Auch bei Anwendung der vom EuGH entwickelten Grundsätze für die Gewährung vorläufigen Rechtsschutzes ist nicht nur zu prüfen, ob die Notwendigkeit einstweiliger Maßnahmen in tatsächlicher und rechtlicher Hinsicht glaubhaft gemacht wird, sondern auch, ob die beantragten Maßnahmen in dem Sinn dringlich sind, dass sie zur Verhinderung eines schweren und nicht wieder gut zu machenden Schadens für die Interessen des Antragstellers bereits vor der Entscheidung in der Hauptsache erlassen werden und ihre Wirkung entfalten müssen. Der Effektivitätsgrundsatz verlangt, dass die Verfahrensmodalitäten der Rechtsbehelfe, die den Schutz der dem Bürger aus dem Unionsrecht erwachsenden Rechte gewährleisten sollen, die Ausübung der durch die Unionsrechtsordnung verliehenen Rechte nicht praktisch unmöglich machen oder übermäßig erschweren dürfen, nicht aber, dass einem Rechtsbehelf automatisch (unabhängig von sonstigen Gegebenheiten) aufschiebende Wirkung zukommt oder dass ihm jedenfalls – ohne Durchführung der in § 30 Abs 2 VwGG vorgesehenen Abwägung – aufschiebende Wirkung zuzuerkennen wäre (vgl VwGH 9.10.2013, AW 2013/10/0036, mwN).

S. 180 - 180, Rechtsprechung

Identität der Tat im Verwaltungsstrafverfahren

Eine nicht ausreichende Umschreibung der Tat iSd § 44a Z 1 VStG berechtigt das VwG nicht, das Straferkenntnis zu beheben. Es ist vielmehr verpflichtet, in der Sache selbst zu entscheiden und dabei die Tat in einer dem § 44a Z 1 VStG entsprechenden Weise zu präzisieren, darf aber dabei die Tat nicht auswechseln. Ein unzulässiges Austauschen des Tatvorwurfs stellt nach den Grundsätzen der hg Judikatur eine im Beschwerdeverfahren durch das VwG vorgenommene Erweiterung des Tatvorwurfs bzw die Heranziehung eines anderen als des ursprünglich der Bestrafung zu Grunde gelegten Sachverhalts dar.
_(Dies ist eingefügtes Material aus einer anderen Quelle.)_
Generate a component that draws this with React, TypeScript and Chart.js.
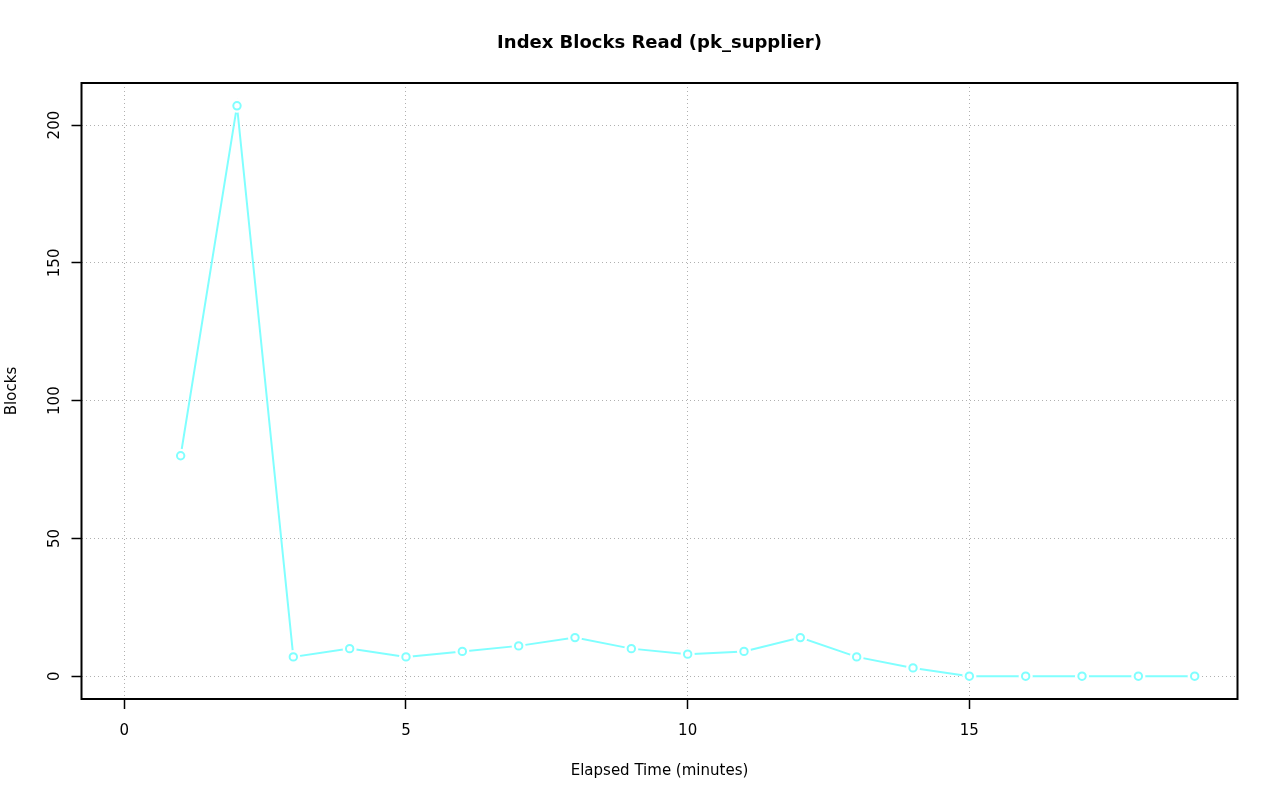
import React, { useEffect, useRef } from "react";
import { Chart, registerables } from "chart.js";

Chart.register(...registerables);

const minutes = [1, 2, 3, 4, 5, 6, 7, 8, 9, 10, 11, 12, 13, 14, 15, 16, 17, 18, 19];
const blocks = [80, 207, 7, 10, 7, 9, 11, 14, 10, 8, 9, 14, 7, 3, 0, 0, 0, 0, 0];
const xTicks = [0, 5, 10, 15];
const yTicks = [0, 50, 100, 150, 200];

const titleText = "Index Blocks Read (pk_supplier)";
const xLabel = "Elapsed Time (minutes)";
const yLabel = "Blocks";

const FONT = "'DejaVu Sans', Verdana, sans-serif";
const LINE = "#80ffff";
const GRID = "#b0b0b0";

const decor = {
  id: "decor",
  afterDatasetsDraw(chart: any) {
    const { ctx, chartArea } = chart;
    ctx.save();
    ctx.strokeStyle = "#000";
    ctx.lineWidth = 2;
    ctx.strokeRect(chartArea.left, chartArea.top, chartArea.right - chartArea.left, chartArea.bottom - chartArea.top);
    ctx.restore();
  },
  afterDraw(chart: any) {
    const { ctx, chartArea } = chart;
    const yScale = chart.scales.y;
    const cx = (chartArea.left + chartArea.right) / 2;
    const cy = (chartArea.top + chartArea.bottom) / 2;
    ctx.save();
    ctx.fillStyle = "#000";
    ctx.textAlign = "center";
    ctx.textBaseline = "alphabetic";
    ctx.font = `bold 18px ${FONT}`;
    ctx.fillText(titleText, cx, 48);
    ctx.font = `15px ${FONT}`;
    ctx.fillText(xLabel, cx, 775);
    // y tick labels (rotated, R style)
    for (const v of yTicks) {
      const py = yScale.getPixelForValue(v);
      ctx.save();
      ctx.translate(59, py);
      ctx.rotate(-Math.PI / 2);
      ctx.fillText(String(v), 0, 0);
      ctx.restore();
    }
    ctx.translate(16, cy);
    ctx.rotate(-Math.PI / 2);
    ctx.fillText(yLabel, 0, 0);
    ctx.restore();
  },
};

export default function App() {
  const ref = useRef<HTMLCanvasElement | null>(null);
  useEffect(() => {
    if (!ref.current) return;
    const pts = minutes.map((m, i) => ({ x: m, y: blocks[i] }));
    const chart = new Chart(ref.current, {
      type: "line",
      data: {
        datasets: [
          {
            data: pts,
            order: 0,
            showLine: false,
            pointRadius: 3.7,
            pointBackgroundColor: "rgba(0,0,0,0)",
            pointBorderColor: LINE,
            pointBorderWidth: 2,
          },
          {
            data: pts,
            order: 1,
            borderColor: LINE,
            borderWidth: 2,
            pointRadius: 7,
            pointBackgroundColor: "#ffffff",
            pointBorderWidth: 0,
            pointBorderColor: "#ffffff",
            tension: 0,
          },
        ],
      },
      options: {
        animation: false,
        responsive: false,
        maintainAspectRatio: false,
        layout: { padding: { left: 0, top: 83, right: 42.5, bottom: 0 } },
        plugins: { legend: { display: false }, tooltip: { enabled: false }, title: { display: false } },
        scales: {
          x: {
            type: "linear",
            min: -0.76,
            max: 19.76,
            afterBuildTicks: (s: any) => {
              s.ticks = xTicks.map((v) => ({ value: v }));
            },
            afterFit: (s: any) => {
              s.height = 102;
            },
            grid: {
              color: GRID,
              lineWidth: 1,
              drawTicks: true,
              tickLength: 10,
              tickColor: "#000",
              tickWidth: 1.5,
              tickBorderDash: [],
            },
            border: { display: false, dash: [1, 3] },
            ticks: {
              color: "#000",
              font: { family: FONT, size: 15 },
              padding: 13,
              maxRotation: 0,
              minRotation: 0,
              callback: (v: any) => String(v),
            },
          },
          y: {
            type: "linear",
            min: -8.28,
            max: 215.28,
            afterBuildTicks: (s: any) => {
              s.ticks = yTicks.map((v) => ({ value: v }));
            },
            afterFit: (s: any) => {
              s.width = 81.5;
            },
            grid: {
              color: GRID,
              lineWidth: 1,
              drawTicks: true,
              tickLength: 10,
              tickColor: "#000",
              tickWidth: 1.5,
              tickBorderDash: [],
            },
            border: { display: false, dash: [1, 3] },
            ticks: { display: false },
          },
        },
      },
      plugins: [decor],
    } as any);
    return () => chart.destroy();
  }, []);
  return (
    <div style={{ position: "fixed", left: 0, top: 0, width: 1280, height: 801, background: "#fff" }}>
      <canvas ref={ref} width={1280} height={801} style={{ width: 1280, height: 801, display: "block" }} />
    </div>
  );
}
Eine Befugnis der VwG zur Ausdehnung des Gegenstands des Verfahrens über die Sache des Verwaltungsstrafverfahrens iSd § 50 VwGVG hinaus besteht nicht. So stellt etwa eine Ausdehnung des Tatzeitraumes erst im Beschwerdeverfahren in Verwaltungsstrafsachen vor dem VwG eine unzulässige Erweiterung des Tatvorwurfs und der Sache des Verfahrens iSd § 50 VwGVG dar.

Nach dieser Judikatur kommt ein Austausch des Täters durch das VwG einer unzulässigen Erweiterung/Änderung des Tatvorwurfs und der Sache des Verfahrens iSd § 50 VwGVG gleich, weil unter Tat iSd § 44a Z 1 VStG ein und dasselbe Verhalten eines bestimmten Täters zu verstehen ist.